● WRITTEN TASK
Copy everything in the listing below word for word, apart from any images.

● DATASET EXTRACT
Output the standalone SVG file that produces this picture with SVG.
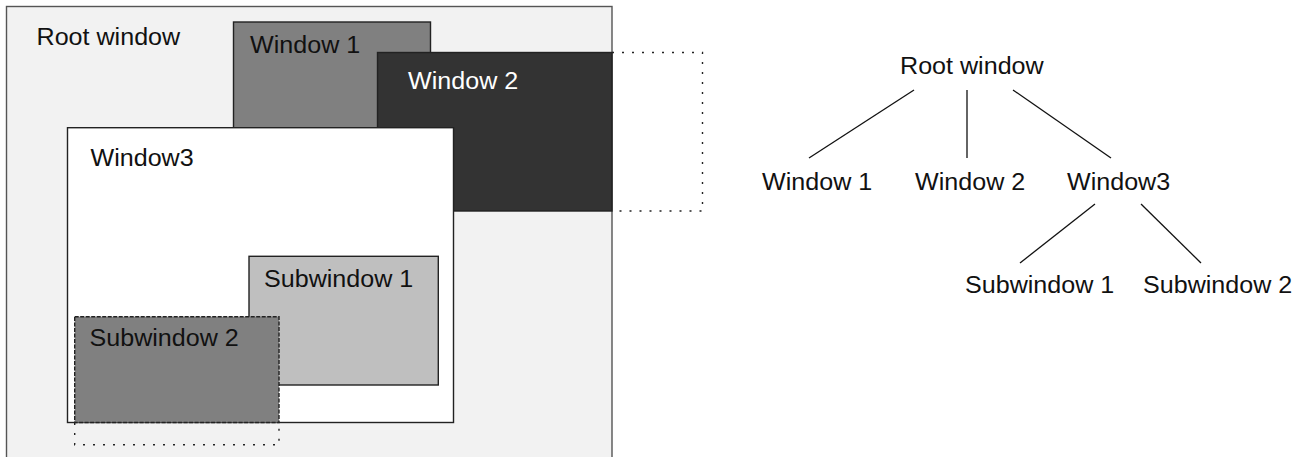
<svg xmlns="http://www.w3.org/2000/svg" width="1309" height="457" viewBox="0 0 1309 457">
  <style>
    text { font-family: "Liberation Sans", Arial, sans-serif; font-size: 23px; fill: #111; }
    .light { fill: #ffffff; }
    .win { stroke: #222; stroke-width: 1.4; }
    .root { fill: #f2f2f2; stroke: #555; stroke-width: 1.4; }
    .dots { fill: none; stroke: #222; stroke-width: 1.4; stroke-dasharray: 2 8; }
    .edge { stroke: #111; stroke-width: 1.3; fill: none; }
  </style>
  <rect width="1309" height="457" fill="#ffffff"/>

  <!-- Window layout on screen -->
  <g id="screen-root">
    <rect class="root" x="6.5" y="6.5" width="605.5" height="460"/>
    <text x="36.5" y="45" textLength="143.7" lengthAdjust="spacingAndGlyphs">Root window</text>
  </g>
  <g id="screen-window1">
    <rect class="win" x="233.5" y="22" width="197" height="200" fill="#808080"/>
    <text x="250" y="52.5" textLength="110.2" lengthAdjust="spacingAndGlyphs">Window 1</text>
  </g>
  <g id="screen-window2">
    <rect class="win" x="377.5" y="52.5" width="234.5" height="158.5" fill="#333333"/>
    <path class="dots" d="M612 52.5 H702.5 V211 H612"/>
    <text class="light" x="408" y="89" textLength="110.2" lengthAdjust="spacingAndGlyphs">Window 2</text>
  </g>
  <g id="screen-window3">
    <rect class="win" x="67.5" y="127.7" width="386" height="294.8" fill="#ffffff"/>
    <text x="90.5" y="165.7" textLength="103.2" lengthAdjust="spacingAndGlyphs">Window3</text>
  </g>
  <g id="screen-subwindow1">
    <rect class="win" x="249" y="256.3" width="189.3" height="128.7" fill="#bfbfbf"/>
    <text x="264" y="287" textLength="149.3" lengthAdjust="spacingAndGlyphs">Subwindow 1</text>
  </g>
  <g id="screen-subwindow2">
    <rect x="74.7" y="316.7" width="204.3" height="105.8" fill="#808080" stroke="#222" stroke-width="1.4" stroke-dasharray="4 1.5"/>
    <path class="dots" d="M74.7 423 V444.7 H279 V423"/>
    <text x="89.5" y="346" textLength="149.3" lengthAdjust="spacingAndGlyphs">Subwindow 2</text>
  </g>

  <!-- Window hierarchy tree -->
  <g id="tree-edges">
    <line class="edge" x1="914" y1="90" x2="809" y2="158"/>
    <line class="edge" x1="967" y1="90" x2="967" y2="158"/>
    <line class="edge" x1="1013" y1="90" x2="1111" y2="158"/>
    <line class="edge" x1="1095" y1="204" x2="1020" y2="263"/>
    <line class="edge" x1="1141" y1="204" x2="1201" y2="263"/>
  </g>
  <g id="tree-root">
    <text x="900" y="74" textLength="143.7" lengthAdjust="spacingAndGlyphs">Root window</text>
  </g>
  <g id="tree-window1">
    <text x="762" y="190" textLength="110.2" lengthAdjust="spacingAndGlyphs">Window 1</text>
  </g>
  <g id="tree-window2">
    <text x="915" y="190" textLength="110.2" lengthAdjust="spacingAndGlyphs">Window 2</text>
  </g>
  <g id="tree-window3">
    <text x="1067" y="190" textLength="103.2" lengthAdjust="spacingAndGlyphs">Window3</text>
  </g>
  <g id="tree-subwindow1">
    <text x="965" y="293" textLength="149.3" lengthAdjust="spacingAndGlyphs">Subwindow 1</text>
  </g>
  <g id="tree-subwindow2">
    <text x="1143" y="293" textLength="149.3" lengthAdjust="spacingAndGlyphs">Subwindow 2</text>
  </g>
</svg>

● COMPLETE ANSWER
Output the standalone SVG file that produces this picture with SVG.
<svg xmlns="http://www.w3.org/2000/svg" width="1309" height="457" viewBox="0 0 1309 457">
  <style>
    text { font-family: "Liberation Sans", Arial, sans-serif; font-size: 23px; fill: #111; }
    .light { fill: #ffffff; }
    .win { stroke: #222; stroke-width: 1.4; }
    .root { fill: #f2f2f2; stroke: #555; stroke-width: 1.4; }
    .dots { fill: none; stroke: #222; stroke-width: 1.4; stroke-dasharray: 2 8; }
    .edge { stroke: #111; stroke-width: 1.3; fill: none; }
  </style>
  <rect width="1309" height="457" fill="#ffffff"/>

  <!-- Window layout on screen -->
  <g id="screen-root">
    <rect class="root" x="6.5" y="6.5" width="605.5" height="460"/>
    <text x="36.5" y="45" textLength="143.7" lengthAdjust="spacingAndGlyphs">Root window</text>
  </g>
  <g id="screen-window1">
    <rect class="win" x="233.5" y="22" width="197" height="200" fill="#808080"/>
    <text x="250" y="52.5" textLength="110.2" lengthAdjust="spacingAndGlyphs">Window 1</text>
  </g>
  <g id="screen-window2">
    <rect class="win" x="377.5" y="52.5" width="234.5" height="158.5" fill="#333333"/>
    <path class="dots" d="M612 52.5 H702.5 V211 H612"/>
    <text class="light" x="408" y="89" textLength="110.2" lengthAdjust="spacingAndGlyphs">Window 2</text>
  </g>
  <g id="screen-window3">
    <rect class="win" x="67.5" y="127.7" width="386" height="294.8" fill="#ffffff"/>
    <text x="90.5" y="165.7" textLength="103.2" lengthAdjust="spacingAndGlyphs">Window3</text>
  </g>
  <g id="screen-subwindow1">
    <rect class="win" x="249" y="256.3" width="189.3" height="128.7" fill="#bfbfbf"/>
    <text x="264" y="287" textLength="149.3" lengthAdjust="spacingAndGlyphs">Subwindow 1</text>
  </g>
  <g id="screen-subwindow2">
    <rect x="74.7" y="316.7" width="204.3" height="105.8" fill="#808080" stroke="#222" stroke-width="1.4" stroke-dasharray="4 1.5"/>
    <path class="dots" d="M74.7 423 V444.7 H279 V423"/>
    <text x="89.5" y="346" textLength="149.3" lengthAdjust="spacingAndGlyphs">Subwindow 2</text>
  </g>

  <!-- Window hierarchy tree -->
  <g id="tree-edges">
    <line class="edge" x1="914" y1="90" x2="809" y2="158"/>
    <line class="edge" x1="967" y1="90" x2="967" y2="158"/>
    <line class="edge" x1="1013" y1="90" x2="1111" y2="158"/>
    <line class="edge" x1="1095" y1="204" x2="1020" y2="263"/>
    <line class="edge" x1="1141" y1="204" x2="1201" y2="263"/>
  </g>
  <g id="tree-root">
    <text x="900" y="74" textLength="143.7" lengthAdjust="spacingAndGlyphs">Root window</text>
  </g>
  <g id="tree-window1">
    <text x="762" y="190" textLength="110.2" lengthAdjust="spacingAndGlyphs">Window 1</text>
  </g>
  <g id="tree-window2">
    <text x="915" y="190" textLength="110.2" lengthAdjust="spacingAndGlyphs">Window 2</text>
  </g>
  <g id="tree-window3">
    <text x="1067" y="190" textLength="103.2" lengthAdjust="spacingAndGlyphs">Window3</text>
  </g>
  <g id="tree-subwindow1">
    <text x="965" y="293" textLength="149.3" lengthAdjust="spacingAndGlyphs">Subwindow 1</text>
  </g>
  <g id="tree-subwindow2">
    <text x="1143" y="293" textLength="149.3" lengthAdjust="spacingAndGlyphs">Subwindow 2</text>
  </g>
</svg>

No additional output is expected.